Alexandra, a senior, has never let her course requirements get in the way of pursuing her passion. “I do things for experience, not because they match my major.” Her goals: to meet people, help people, improve the environment and promote good health.
She has found ample opportunities at Stony Brook. Following her trip to Honduras Alexandra went to Tanzania with the anthropology department’s study abroad program and visited the Maasai, an indigenous culture of cattle herders, to learn about their culture. The program allowed her to explore both rural and urban communities. During the four-week trip she stayed overnight with a family, “hung out” with them in the moonlight in the middle of the desert, and helped them take care of the cows.
“It was an extremely eye-opening experience,” she reports. “You realize how blessed you are, how much opportunity you have. Once you understand that, you never want to give up your time doing anything but what you love doing. You know that life is too short, and you know you want to make a difference during your time here.”

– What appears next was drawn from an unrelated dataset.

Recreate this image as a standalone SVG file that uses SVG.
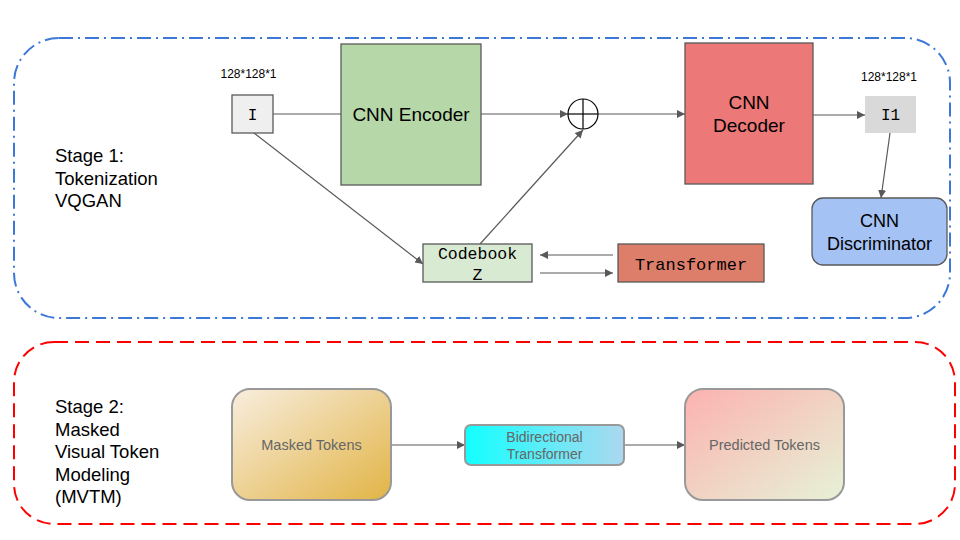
<svg xmlns="http://www.w3.org/2000/svg" width="960" height="540" viewBox="0 0 960 540">
<style>
.sans{font-family:"Liberation Sans",Arial,sans-serif;fill:#000}
.mono{font-family:"Liberation Mono","DejaVu Sans Mono",monospace;fill:#000}
.gray{font-family:"Liberation Sans",Arial,sans-serif;fill:#666}
.ln{stroke:#595959;stroke-width:1.2;fill:none}
.box{stroke:#595959;stroke-width:1.3}
.soft{stroke:#999;stroke-width:2}
</style>
<defs>
<marker id="ah" viewBox="0 0 10 10" refX="10" refY="5" markerWidth="8" markerHeight="8" markerUnits="userSpaceOnUse" orient="auto"><path d="M0,0 L10,5 L0,10 z" fill="#595959"/></marker>
<linearGradient id="gMasked" x1="0" y1="0" x2="1" y2="1"><stop offset="0" stop-color="#f8eedf"/><stop offset="1" stop-color="#e2b446"/></linearGradient>
<linearGradient id="gBi" x1="0" y1="0" x2="1" y2="0"><stop offset="0" stop-color="#12ffff"/><stop offset="1" stop-color="#acd8ef"/></linearGradient>
<linearGradient id="gPred" x1="0" y1="0" x2="1" y2="1"><stop offset="0" stop-color="#fcb2b0"/><stop offset="1" stop-color="#e6f2d6"/></linearGradient>
</defs>
<g id="stage1">
<rect x="14" y="38" width="936" height="280" rx="45" fill="none" stroke="#3c78d8" stroke-width="2" stroke-dasharray="14,5,2,5"/>
<text class="sans" font-size="18.5"><tspan x="55" y="162">Stage 1:</tspan><tspan x="55" y="185">Tokenization</tspan><tspan x="55" y="207">VQGAN</tspan></text>
</g>
<g id="stage2">
<rect x="14" y="342" width="941" height="182" rx="40" fill="none" stroke="#ff0000" stroke-width="2" stroke-dasharray="14,7"/>
<text class="sans" font-size="18.5"><tspan x="55" y="413">Stage 2:</tspan><tspan x="55" y="436">Masked</tspan><tspan x="55" y="458">Visual Token</tspan><tspan x="55" y="481">Modeling</tspan><tspan x="55" y="503">(MVTM)</tspan></text>
</g>
<g id="connectors">
<line class="ln" x1="273" y1="114" x2="341" y2="114"/>
<line class="ln" x1="481" y1="114" x2="568" y2="114" marker-end="url(#ah)"/>
<line class="ln" x1="598" y1="114" x2="685" y2="114" marker-end="url(#ah)"/>
<line class="ln" x1="813" y1="115" x2="865" y2="115" marker-end="url(#ah)"/>
<line class="ln" x1="890" y1="133" x2="881" y2="198" marker-end="url(#ah)"/>
<line class="ln" x1="254" y1="133" x2="423" y2="264" marker-end="url(#ah)"/>
<line class="ln" x1="480" y1="244" x2="583" y2="130" marker-end="url(#ah)"/>
<line class="ln" x1="613" y1="255" x2="540" y2="255" marker-end="url(#ah)"/>
<line class="ln" x1="540" y1="273" x2="613" y2="273" marker-end="url(#ah)"/>
<line class="ln" x1="391" y1="445" x2="465" y2="445" marker-end="url(#ah)"/>
<line class="ln" x1="624" y1="445" x2="685" y2="445" marker-end="url(#ah)"/>
</g>
<g id="label-in">
<text class="sans" x="248.5" y="78" font-size="12" text-anchor="middle">128*128*1</text>
</g>
<g id="node-I">
<rect class="box" x="232" y="95" width="41" height="38" fill="#efefef"/>
<text class="mono" x="252.5" y="120" font-size="16" text-anchor="middle">I</text>
</g>
<g id="node-encoder">
<rect class="box" x="341" y="44" width="140" height="141" fill="#b6d7a8"/>
<text class="sans" x="411" y="121" font-size="19" text-anchor="middle">CNN Encoder</text>
</g>
<g id="node-plus">
<circle cx="583" cy="114" r="15" fill="#fff" stroke="#000" stroke-width="1.2"/>
<line x1="568" y1="114" x2="598" y2="114" stroke="#000" stroke-width="1.2"/>
<line x1="583" y1="99" x2="583" y2="129" stroke="#000" stroke-width="1.2"/>
</g>
<g id="node-decoder">
<rect class="box" x="685" y="43" width="128" height="141" fill="#ed7878"/>
<text class="sans" font-size="19" text-anchor="middle"><tspan x="749" y="109">CNN</tspan><tspan x="749" y="132">Decoder</tspan></text>
</g>
<g id="label-out">
<text class="sans" x="889" y="81" font-size="12" text-anchor="middle">128*128*1</text>
</g>
<g id="node-I1">
<rect x="865" y="96" width="51" height="37" fill="#d9d9d9"/>
<text class="mono" x="890.5" y="120" font-size="16" text-anchor="middle">I1</text>
</g>
<g id="node-disc">
<rect class="box" x="812" y="198" width="135" height="67" rx="11" fill="#a4c2f4"/>
<text class="sans" font-size="18" text-anchor="middle"><tspan x="879.5" y="227">CNN</tspan><tspan x="879.5" y="250">Discriminator</tspan></text>
</g>
<g id="node-codebook">
<rect class="box" x="423" y="244" width="109" height="38" fill="#d9ead3"/>
<text class="mono" font-size="16.5" text-anchor="middle"><tspan x="477.5" y="259">Codebook</tspan><tspan x="477.5" y="280">Z</tspan></text>
</g>
<g id="node-transformer">
<rect class="box" x="618" y="244" width="146" height="38" fill="#dd7e6b"/>
<text class="mono" x="691" y="270" font-size="17" text-anchor="middle">Transformer</text>
</g>
<g id="node-masked">
<rect class="soft" x="232" y="389" width="159" height="111" rx="18" fill="url(#gMasked)"/>
<text class="gray" x="311.5" y="450" font-size="14.5" text-anchor="middle">Masked Tokens</text>
</g>
<g id="node-bidir">
<rect class="soft" x="465" y="425" width="159" height="40" rx="6" fill="url(#gBi)"/>
<text class="gray" font-size="14" text-anchor="middle"><tspan x="544.5" y="442">Bidirectional</tspan><tspan x="544.5" y="459">Transformer</tspan></text>
</g>
<g id="node-pred">
<rect class="soft" x="685" y="389" width="159" height="111" rx="18" fill="url(#gPred)"/>
<text class="gray" x="764.5" y="450" font-size="14.5" text-anchor="middle">Predicted Tokens</text>
</g>
</svg>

In the spring of her junior year, Alexandra studied abroad in Florence, Italy. “All my life I’ve been working at a New York minute, and for those four months, I was able to take it slow,” she says. “This trip helped me realize what was important to me. First, that it doesn’t matter where you are, it’s about the people you surround yourself with. Second, that I will always do what I love and never compromise.”
This year Alexandra was selected from more than 60 applicants to receive the 2012 United University Professions (UUP) Undergraduate Scholarship Award for demonstrating a commitment to academic excellence, social justice and labor ideals.
“Amazing opportunities and people have come my way,” says the Rocky Point native, who is currently applying for fellowships in New York City following graduation. They involve another of her interests: city planning. “I want to try a lot of different projects and then decide what I want to pursue. I have a huge bucket list.
“Some people take a year and a half to plan out one day — their wedding — but they don’t sit down for 15 minutes and plan their life. Through my experiences I realized how important time is. You can always make more money or build more friendships, close networks and manifesting experiences, but you can never turn back the clock.”
What better time than now, for this young world traveler with friends around the globe.
“For me, it’s all about meeting people,” says Alexandra. “I love people and love seeing their perspective. Our differences are what’s beautiful.”